== SET TASK ==
From the first line of the data below, repeat each line exactly until you reach the line with "plt.rcParams['font.family'] = ['Noto"; include that line too.

--- BEGIN SOURCE EXCERPT ---

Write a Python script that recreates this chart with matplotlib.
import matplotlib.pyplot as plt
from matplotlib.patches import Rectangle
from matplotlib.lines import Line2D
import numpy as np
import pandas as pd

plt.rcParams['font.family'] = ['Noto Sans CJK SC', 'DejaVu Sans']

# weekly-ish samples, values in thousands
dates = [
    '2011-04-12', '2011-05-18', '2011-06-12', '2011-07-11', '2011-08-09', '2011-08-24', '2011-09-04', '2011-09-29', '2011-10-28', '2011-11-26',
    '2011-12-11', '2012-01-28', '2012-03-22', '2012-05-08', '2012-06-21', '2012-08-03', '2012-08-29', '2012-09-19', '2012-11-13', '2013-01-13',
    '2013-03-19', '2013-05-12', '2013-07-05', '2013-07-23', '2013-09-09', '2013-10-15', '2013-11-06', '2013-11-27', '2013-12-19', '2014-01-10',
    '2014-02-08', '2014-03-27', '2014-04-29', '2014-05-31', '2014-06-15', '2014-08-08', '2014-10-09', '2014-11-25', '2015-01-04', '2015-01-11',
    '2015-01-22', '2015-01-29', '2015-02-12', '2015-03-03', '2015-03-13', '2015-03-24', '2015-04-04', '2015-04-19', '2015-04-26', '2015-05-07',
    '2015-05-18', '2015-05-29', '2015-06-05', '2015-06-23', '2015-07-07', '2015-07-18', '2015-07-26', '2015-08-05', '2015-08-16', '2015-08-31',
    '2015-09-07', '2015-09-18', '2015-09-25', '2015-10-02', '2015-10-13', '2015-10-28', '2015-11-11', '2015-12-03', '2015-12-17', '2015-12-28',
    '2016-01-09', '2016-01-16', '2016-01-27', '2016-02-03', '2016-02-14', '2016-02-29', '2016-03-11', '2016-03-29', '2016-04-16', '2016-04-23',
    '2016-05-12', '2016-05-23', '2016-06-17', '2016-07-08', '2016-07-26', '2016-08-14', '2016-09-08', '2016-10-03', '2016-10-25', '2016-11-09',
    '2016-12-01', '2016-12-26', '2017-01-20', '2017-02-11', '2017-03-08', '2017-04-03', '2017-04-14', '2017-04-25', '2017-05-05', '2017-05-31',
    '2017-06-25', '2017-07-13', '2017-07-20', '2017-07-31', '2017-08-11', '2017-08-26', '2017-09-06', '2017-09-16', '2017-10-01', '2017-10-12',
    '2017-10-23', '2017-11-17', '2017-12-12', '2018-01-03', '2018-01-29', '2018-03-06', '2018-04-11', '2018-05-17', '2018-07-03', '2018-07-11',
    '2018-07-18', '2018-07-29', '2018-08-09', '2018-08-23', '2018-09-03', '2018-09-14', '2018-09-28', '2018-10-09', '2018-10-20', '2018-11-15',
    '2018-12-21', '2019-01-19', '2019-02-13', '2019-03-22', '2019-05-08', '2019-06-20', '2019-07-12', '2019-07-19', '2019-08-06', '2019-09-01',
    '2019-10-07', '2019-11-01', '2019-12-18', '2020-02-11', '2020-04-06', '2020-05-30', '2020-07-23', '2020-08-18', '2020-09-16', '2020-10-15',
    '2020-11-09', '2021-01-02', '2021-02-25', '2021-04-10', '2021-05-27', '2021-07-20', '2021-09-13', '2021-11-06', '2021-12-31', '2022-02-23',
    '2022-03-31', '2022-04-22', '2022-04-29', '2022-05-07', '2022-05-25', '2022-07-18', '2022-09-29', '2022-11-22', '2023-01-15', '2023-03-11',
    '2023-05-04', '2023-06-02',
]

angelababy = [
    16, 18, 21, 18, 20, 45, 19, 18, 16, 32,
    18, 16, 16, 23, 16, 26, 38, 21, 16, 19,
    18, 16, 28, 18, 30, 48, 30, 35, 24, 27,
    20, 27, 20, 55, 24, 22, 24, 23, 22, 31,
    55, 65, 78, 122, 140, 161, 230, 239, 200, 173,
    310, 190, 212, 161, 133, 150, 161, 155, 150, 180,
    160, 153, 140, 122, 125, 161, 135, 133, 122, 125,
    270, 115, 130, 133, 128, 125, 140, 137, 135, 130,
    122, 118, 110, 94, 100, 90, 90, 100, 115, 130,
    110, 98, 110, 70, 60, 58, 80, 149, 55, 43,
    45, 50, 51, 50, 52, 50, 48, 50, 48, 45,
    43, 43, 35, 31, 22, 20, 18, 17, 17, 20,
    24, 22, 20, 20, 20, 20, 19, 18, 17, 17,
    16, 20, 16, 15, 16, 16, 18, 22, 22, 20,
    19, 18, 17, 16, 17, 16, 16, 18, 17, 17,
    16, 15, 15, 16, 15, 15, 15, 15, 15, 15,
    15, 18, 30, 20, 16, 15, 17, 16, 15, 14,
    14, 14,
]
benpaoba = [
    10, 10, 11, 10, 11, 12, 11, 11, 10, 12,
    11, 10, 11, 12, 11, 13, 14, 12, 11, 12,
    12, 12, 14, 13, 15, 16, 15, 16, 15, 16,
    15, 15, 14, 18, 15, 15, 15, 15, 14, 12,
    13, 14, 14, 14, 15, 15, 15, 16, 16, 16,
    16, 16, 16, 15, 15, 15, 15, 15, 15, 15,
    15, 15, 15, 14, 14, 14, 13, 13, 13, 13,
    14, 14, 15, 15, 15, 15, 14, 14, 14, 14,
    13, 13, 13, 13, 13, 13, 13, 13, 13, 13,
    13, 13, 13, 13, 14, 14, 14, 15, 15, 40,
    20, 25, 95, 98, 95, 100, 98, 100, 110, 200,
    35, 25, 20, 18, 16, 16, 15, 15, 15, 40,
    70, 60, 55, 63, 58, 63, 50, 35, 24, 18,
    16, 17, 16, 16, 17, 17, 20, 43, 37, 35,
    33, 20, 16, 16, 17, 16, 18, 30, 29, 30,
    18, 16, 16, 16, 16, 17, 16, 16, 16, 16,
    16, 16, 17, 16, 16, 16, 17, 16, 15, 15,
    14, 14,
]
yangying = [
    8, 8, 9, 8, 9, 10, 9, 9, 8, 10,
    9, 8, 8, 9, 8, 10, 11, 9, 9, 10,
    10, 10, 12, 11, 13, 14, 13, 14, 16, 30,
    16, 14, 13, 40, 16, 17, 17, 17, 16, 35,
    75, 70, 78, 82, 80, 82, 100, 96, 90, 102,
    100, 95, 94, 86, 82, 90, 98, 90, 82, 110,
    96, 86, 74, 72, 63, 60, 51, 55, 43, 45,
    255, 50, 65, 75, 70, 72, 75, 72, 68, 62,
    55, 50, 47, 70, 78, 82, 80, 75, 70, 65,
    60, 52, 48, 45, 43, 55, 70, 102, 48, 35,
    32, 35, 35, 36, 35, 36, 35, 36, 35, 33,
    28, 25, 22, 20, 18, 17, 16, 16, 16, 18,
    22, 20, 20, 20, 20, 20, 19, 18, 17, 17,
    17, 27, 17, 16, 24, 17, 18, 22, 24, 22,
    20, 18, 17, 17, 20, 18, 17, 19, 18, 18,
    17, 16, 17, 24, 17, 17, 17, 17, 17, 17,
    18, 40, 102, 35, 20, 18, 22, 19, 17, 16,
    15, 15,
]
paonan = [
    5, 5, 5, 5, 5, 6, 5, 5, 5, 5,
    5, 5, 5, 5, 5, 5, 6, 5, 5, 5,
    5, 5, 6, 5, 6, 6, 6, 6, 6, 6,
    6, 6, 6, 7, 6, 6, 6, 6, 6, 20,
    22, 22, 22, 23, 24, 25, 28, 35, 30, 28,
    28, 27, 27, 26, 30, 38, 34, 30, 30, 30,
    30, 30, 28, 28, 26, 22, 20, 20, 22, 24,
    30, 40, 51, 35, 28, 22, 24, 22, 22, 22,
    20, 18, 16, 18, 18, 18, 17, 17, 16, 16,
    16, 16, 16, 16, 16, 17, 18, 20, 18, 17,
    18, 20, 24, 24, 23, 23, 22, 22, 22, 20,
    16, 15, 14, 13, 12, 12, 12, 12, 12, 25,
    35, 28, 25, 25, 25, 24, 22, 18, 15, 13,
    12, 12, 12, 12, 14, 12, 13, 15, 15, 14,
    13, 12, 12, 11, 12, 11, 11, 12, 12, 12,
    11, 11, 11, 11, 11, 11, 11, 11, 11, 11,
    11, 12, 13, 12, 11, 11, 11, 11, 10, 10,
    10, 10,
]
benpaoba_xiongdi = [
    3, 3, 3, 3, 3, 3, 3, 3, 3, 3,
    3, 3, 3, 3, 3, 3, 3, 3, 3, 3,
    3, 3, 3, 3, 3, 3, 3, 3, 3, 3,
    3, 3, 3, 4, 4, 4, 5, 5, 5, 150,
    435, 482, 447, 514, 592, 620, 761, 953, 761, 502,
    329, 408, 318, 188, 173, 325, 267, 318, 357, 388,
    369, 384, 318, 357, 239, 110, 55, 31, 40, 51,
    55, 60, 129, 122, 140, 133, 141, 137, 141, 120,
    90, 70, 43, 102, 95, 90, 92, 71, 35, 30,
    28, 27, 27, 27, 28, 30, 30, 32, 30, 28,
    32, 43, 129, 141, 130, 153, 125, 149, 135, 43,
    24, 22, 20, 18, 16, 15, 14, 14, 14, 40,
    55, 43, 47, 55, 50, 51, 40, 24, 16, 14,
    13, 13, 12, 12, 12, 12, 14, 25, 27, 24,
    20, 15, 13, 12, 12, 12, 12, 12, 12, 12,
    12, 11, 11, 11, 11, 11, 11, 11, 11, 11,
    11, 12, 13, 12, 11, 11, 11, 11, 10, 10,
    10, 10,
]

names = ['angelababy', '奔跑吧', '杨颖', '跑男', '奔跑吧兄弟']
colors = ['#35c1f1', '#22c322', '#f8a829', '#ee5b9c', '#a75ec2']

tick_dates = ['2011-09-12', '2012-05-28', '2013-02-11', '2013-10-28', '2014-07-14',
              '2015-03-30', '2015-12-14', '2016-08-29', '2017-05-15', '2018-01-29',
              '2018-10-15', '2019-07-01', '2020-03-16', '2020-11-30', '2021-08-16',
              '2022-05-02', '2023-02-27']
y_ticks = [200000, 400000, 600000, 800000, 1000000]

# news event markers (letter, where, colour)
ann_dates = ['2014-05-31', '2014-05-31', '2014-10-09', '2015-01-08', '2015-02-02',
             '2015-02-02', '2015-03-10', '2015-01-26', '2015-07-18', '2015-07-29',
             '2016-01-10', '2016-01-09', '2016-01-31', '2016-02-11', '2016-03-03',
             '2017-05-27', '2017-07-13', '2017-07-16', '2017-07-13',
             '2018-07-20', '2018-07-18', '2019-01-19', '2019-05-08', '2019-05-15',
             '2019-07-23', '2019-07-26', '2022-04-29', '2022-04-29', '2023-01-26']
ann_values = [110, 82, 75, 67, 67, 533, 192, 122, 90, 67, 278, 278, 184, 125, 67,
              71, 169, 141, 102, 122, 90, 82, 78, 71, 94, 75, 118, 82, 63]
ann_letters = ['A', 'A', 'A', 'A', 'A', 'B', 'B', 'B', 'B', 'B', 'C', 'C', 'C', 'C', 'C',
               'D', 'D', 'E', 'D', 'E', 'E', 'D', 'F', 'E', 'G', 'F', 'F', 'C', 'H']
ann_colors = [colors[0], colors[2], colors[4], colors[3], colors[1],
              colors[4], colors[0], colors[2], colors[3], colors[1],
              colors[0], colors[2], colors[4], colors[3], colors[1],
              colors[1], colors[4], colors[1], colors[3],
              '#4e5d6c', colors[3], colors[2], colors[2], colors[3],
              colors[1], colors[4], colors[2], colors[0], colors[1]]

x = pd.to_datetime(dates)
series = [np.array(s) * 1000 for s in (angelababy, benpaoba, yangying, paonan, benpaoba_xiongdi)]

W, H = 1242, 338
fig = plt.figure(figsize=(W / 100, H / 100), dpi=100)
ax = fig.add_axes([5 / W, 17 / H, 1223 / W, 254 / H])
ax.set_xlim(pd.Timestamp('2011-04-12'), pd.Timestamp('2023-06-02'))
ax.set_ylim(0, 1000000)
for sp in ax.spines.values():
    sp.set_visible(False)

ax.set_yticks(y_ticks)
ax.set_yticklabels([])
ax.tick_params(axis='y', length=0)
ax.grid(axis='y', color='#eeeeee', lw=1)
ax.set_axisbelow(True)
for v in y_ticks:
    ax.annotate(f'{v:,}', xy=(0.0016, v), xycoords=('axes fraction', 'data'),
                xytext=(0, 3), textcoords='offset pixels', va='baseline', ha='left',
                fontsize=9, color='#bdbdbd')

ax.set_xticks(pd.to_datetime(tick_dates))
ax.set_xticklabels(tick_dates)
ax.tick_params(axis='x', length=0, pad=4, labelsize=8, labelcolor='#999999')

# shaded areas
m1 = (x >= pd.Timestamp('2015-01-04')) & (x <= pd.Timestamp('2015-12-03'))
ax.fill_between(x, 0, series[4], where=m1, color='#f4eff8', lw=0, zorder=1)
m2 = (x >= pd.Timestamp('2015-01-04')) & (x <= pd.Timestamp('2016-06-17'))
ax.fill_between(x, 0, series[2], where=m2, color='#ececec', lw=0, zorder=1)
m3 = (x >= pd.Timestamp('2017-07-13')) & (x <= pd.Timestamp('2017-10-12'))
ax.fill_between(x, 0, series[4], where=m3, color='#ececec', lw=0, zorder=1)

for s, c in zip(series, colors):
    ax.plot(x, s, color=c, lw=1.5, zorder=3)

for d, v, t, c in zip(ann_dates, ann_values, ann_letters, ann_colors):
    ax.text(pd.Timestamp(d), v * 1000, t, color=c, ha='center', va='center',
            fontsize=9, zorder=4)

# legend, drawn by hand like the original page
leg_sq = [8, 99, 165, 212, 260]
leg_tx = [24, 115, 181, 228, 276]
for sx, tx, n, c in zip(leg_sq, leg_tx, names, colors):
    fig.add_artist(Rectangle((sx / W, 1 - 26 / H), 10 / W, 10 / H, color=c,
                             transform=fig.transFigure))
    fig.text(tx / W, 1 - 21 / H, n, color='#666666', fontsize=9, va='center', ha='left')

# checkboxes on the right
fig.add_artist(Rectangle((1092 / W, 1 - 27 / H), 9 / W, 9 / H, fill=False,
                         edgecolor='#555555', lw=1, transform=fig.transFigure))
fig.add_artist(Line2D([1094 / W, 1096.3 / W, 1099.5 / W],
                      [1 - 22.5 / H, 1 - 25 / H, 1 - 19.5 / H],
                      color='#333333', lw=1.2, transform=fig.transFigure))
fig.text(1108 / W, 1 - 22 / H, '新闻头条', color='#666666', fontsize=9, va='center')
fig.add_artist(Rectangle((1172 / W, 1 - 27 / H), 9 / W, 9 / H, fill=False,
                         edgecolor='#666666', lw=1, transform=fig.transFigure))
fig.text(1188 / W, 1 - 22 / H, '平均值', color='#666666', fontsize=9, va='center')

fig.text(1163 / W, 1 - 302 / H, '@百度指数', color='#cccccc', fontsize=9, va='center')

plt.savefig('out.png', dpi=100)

--- END SOURCE EXCERPT ---

== RESULT OF THE EXERCISE ==
Write a Python script that recreates this chart with matplotlib.
import matplotlib.pyplot as plt
from matplotlib.patches import Rectangle
from matplotlib.lines import Line2D
import numpy as np
import pandas as pd

plt.rcParams['font.family'] = ['Noto Sans CJK SC', 'DejaVu Sans']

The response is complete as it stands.